Let's see. The fish sperm was raw, which is I think the only way the Japanese feel that fish sperm should be eaten. It looks like a white brain--and a pretty damn big one. I mean, since human sperm is microscopic, you'd just assume... and fish... But I suppose this is a whole coil(?) of sperm, a whole sack of sperm, so there's a lot of it.

The texture is smooth, almost like those cheesecakes that aren't baked and have gelatin mixed in to lighten them up. It's extremely creamy and rich, and I can't eat too much of it. The taste...salty, but without any real discernable flavor. Quite honestly, I could happily never eat it again, which is fortunate for me cause it's a delicacy and pretty expensive.

9/28/2004 08:06:00 PM  

CORRECTION! Bad me.
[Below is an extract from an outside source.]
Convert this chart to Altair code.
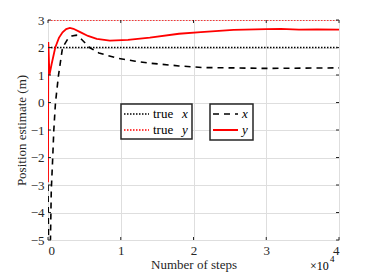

Sorry, I just assumed that eating the sperm sacs--which by the way are called shirako--raw was the "only way" because it is prized for that creamy, delicate texture and cooking it might alter that. But I just remembered that it sometimes goes into a hot pot dish, usually with lots of other fish parts. Never tried that. Could be good.

9/28/2004 08:14:00 PM  

It's not my fault. You wrote right at the beginning and all I could think about when I was reading the rest of it was "she ate fish sperm?" *grin* That's kinda interesting. I wouldn't mind trying it. I actually do read your blog everyday when I get in to work (it's my warm up session before I actually start working, or more like the 1/2 hr when my bosses haven't gotten in yet).... so keep writing, I promise to leave more comments.. oo.. and my other question was, the figs do look like dragonfruits, they're not the same, right? i haven't tasted either.